→ **PROBLEM REQUIREMENTS**
Retype the opening lines of the listing below, ending with the line that contains "var sampleStep = 2.924;", and leave out any pictures.

→ **RAW DATA**
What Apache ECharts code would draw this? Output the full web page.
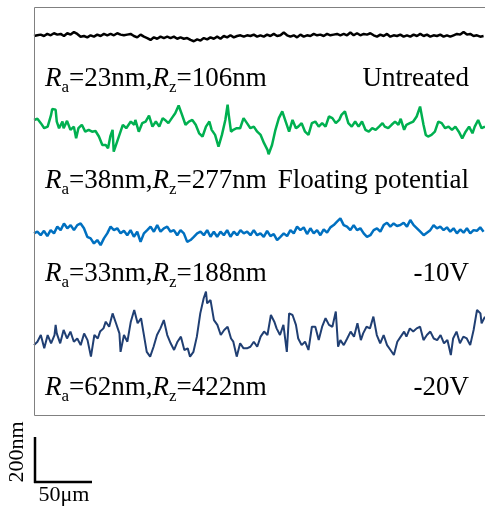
<!DOCTYPE html>
<html lang="en">
<head>
    <meta charset="UTF-8">
    <title>Surface profiles</title>
    <style>
        html, body { margin: 0; padding: 0; background: #fff; }
        #main { width: 485px; height: 507px; }
    </style>
    <script src="https://cdn.jsdelivr.net/npm/echarts@6/dist/echarts.min.js"></script>
</head>
<body>
<div id="main"></div>
<script type="text/javascript">
    // profile heights in nm (scale bar: 200nm / 50um)
    var sampleStep = 2.924; // um between samples of the evenly sampled profiles

    var untreatedH = [0,3,6,0,9,3,12,6,9,0, 12,6,17,9,-3,0,-6,3,-3,6, 0,9,3,9,3,12,6,3,6,9,
        0,-6,6,-3,-9,-17,-6,-12,-3,-9, -3,-9,-3,-12,-6,-12,-9,-17,-23,-15, -20,-9,-15,-6,-12,-3,-12,0,-6,3,
        -6,0,3,-3,3,0,6,-3,3,-3, 6,0,9,0,3,15,3,-3,3,-6, 6,-3,3,0,9,3,6,0,9,3,
        6,9,3,9,3,15,3,12,3,9, 6,12,3,-3,6,0,9,-3,3,0, 6,-3,3,-3,6,0,9,0,6,-3,
        3,0,6,-3,3,-3,3,9,6,17, 6,9,0,3,-3,0];

    var floatingX = [0,3,6,9,12,15,16,19,20,22, 25,26,29,32,35,37,39,42,45,48, 51,54,57,60,63,65,67,69,70,73,
        75,78,81,85,88,89,92,95,98,101, 104,107,110,113,115,118,121,124,127,130, 133,136,139,142,145,148,151,154,156,159,
        162,165,168,170,171,173,175,178,181,184, 187,190,193,196,199,202,205,206,209,212, 215,218,221,224,227,230,232,235,238,241,
        244,247,250,253,256,259,262,265,268,270, 273,276,279,282,285,288,291,294,297,300, 303,306,308,311,314,317,320,322,325,327,
        330,333,336,339,342,344,346,349,352,355, 358,361,364,367,370,373,376,379,382,385, 387,390,393,396];
    var floatingH = [36,41,22,0,7,58,84,80,29,0, 29,0,32,-7,7,-44,0,15,-15,-7, -15,-12,-36,-73,-73,-87,-36,-7,-102,-58,
        -29,15,0,29,15,36,-15,22,29,55, 7,29,7,44,36,22,44,65,99,58, 15,29,36,15,-22,-36,7,29,-7,-29,
        -80,-29,36,102,58,-15,-7,0,0,44, 22,0,7,-15,-29,-65,-94,-113,-73,-7, 44,73,29,-15,36,0,7,22,-15,-29,
        22,29,7,22,7,51,44,22,36,58, 73,22,7,29,7,29,-7,-15,0,-7, 7,22,7,0,15,29,15,41,-7,15,
        22,29,51,94,15,-29,-36,-29,-15,29, 22,0,7,-7,7,-15,-44,-15,7,-22, 7,36,0,7];

    var minus10H = [-7,0,-15,4,-19,7,-7,22,7,36, 15,29,7,29,36,15,-22,-29,-51,-36, -58,-29,-7,22,7,15,-7,4,-15,7,
        -22,0,-44,-7,7,22,0,29,0,15, 22,0,7,-15,7,-7,-44,-36,-22,-7, 0,-15,7,-22,0,-22,0,-15,7,-22,
        0,-15,7,-7,0,-15,7,-15,-7,-22, 4,-19,-10,-36,-22,-7,-19,7,-7,22, 7,19,-10,15,-7,7,-15,10,-4,19,
        29,44,58,29,22,7,29,7,15,-7, -22,-15,7,15,0,29,39,22,36,25, 29,39,22,51,29,15,0,-15,-4,7,
        29,15,22,7,19,0,15,-7,10,-4, 15,-7,7,4,19,0];

    var minus20X = [0,3,6,9,12,15,18,19,20,23, 26,29,32,35,38,41,44,47,50,53, 56,58,61,63,66,69,72,75,76,79,
        82,85,88,91,94,96,99,102,105,108, 111,114,117,120,123,126,129,132,135,137, 140,143,146,149,151,152,155,158,161,164,
        167,170,173,175,178,181,184,187,190,193, 196,199,202,205,208,211,213,216,219,222, 224,227,230,232,235,238,241,244,247,250,
        253,256,259,262,265,267,269,272,275,278, 281,284,287,289,292,295,298,301,304,307, 310,313,316,319,322,325,327,330,333,336,
        339,342,345,348,351,354,357,360,363,366, 368,371,374,377,380,383,386,389,392,393, 396];
    var minus20H = [-44,-29,0,-58,0,-36,0,44,7,-36, 22,-15,15,-29,-15,-44,7,-22,-94,0, -15,15,29,58,36,94,51,7,-73,0,
        -29,58,109,51,73,15,-73,-94,-51,0, 29,65,0,-36,-65,-29,-7,-65,-58,-94, -73,-7,94,160,189,138,152,65,44,0,
        22,36,-15,-29,-94,-36,-58,-58,-51,-29, -51,-7,15,0,87,58,29,0,44,-73, 94,87,44,-15,-44,-29,-65,36,36,-22,
        36,73,44,36,102,-51,-22,-44,-15,15, -7,51,-22,7,36,29,80,0,-36,0, -44,-65,-87,-29,-7,15,-7,29,15,29,
        36,-22,0,15,-15,-22,0,-36,-22,-87, -15,15,-36,-7,-15,-44,22,109,94,51, 80];

    var conditions = ['Untreated', 'Floating potential', '-10V', '-20V'];
    var raValues = [23, 38, 33, 62];
    var rzValues = [106, 277, 188, 422];

    // where each profile sits in the stack (nm above the frame bottom)
    var baselines = [1652, 1251, 801, 352];
    var colors = ['#000000', '#00b050', '#0070c0', '#203f73'];
    var widths = [2.5, 2.5, 2.5, 2];
    var labelY = [79, 181, 274, 388];

    function evenX(h) {
        return h.map(function (v, i) { return i * sampleStep; });
    }
    var profileX = [evenX(untreatedH), floatingX, evenX(minus10H), minus20X];
    var profileH = [untreatedH, floatingH, minus10H, minus20H];

    var series = [];
    for (var k = 0; k < 4; k++) {
        var pts = [];
        for (var i = 0; i < profileH[k].length; i++) {
            pts.push([profileX[k][i], baselines[k] + profileH[k][i]]);
        }
        series.push({
            type: 'line',
            data: pts,
            showSymbol: false,
            silent: true,
            animation: false,
            lineStyle: { color: colors[k], width: widths[k] }
        });
    }

    var serif = '"Liberation Serif", "Times New Roman", serif';
    var rich = {
        i: { fontFamily: serif, fontSize: 27, fontStyle: 'italic', fill: '#000' },
        s: { fontFamily: serif, fontSize: 17, fill: '#000', padding: [18, 0, 0, 0] },
        n: { fontFamily: serif, fontSize: 27, fill: '#000' }
    };

    var graphic = [];
    // frame, open on the right where the figure is cut off
    graphic.push({ type: 'rect', silent: true, z: 10,
        shape: { x: 34.5, y: 7.5, width: 480, height: 408 },
        style: { fill: 'none', stroke: '#808080', lineWidth: 1 } });
    for (var k = 0; k < 4; k++) {
        graphic.push({
            type: 'text', x: 45, y: labelY[k], silent: true,
            style: {
                text: '{i|R}{s|a}{n|=' + raValues[k] + 'nm,}{i|R}{s|z}{n|=' + rzValues[k] + 'nm}',
                rich: rich, textAlign: 'left', textVerticalAlign: 'middle'
            }
        });
        graphic.push({
            type: 'text', x: 469, y: labelY[k], silent: true,
            style: {
                text: conditions[k], font: '27px ' + serif, fill: '#000',
                textAlign: 'right', textVerticalAlign: 'middle'
            }
        });
    }
    // scale bar
    graphic.push({ type: 'line', silent: true, shape: { x1: 35, y1: 437, x2: 35, y2: 483 },
        style: { stroke: '#000', lineWidth: 2.5 } });
    graphic.push({ type: 'line', silent: true, shape: { x1: 34, y1: 482, x2: 92, y2: 482 },
        style: { stroke: '#000', lineWidth: 2.5 } });
    graphic.push({ type: 'text', x: 17, y: 452, rotation: Math.PI / 2, silent: true,
        style: { text: '200nm', font: '22px ' + serif, fill: '#000', textAlign: 'center', textVerticalAlign: 'middle' } });
    graphic.push({ type: 'text', x: 64, y: 495, silent: true,
        style: { text: '50μm', font: '22px ' + serif, fill: '#000', textAlign: 'center', textVerticalAlign: 'middle' } });

    var myChart = echarts.init(document.getElementById('main'));
    option = {
        backgroundColor: '#fff',
        animation: false,
        grid: { left: 34, top: 7, right: 0, height: 409, show: false },
        xAxis: { type: 'value', min: 0, max: 396, show: false },
        yAxis: { type: 'value', min: 0, max: 1778, show: false },
        series: series,
        graphic: graphic
    };
    myChart.setOption(option);
</script>
</body>
</html>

→ **RESULT FOR THIS TASK**
What Apache ECharts code would draw this? Output the full web page.
<!DOCTYPE html>
<html lang="en">
<head>
    <meta charset="UTF-8">
    <title>Surface profiles</title>
    <style>
        html, body { margin: 0; padding: 0; background: #fff; }
        #main { width: 485px; height: 507px; }
    </style>
    <script src="https://cdn.jsdelivr.net/npm/echarts@6/dist/echarts.min.js"></script>
</head>
<body>
<div id="main"></div>
<script type="text/javascript">
    // profile heights in nm (scale bar: 200nm / 50um)
    var sampleStep = 2.924; // um between samples of the evenly sampled profiles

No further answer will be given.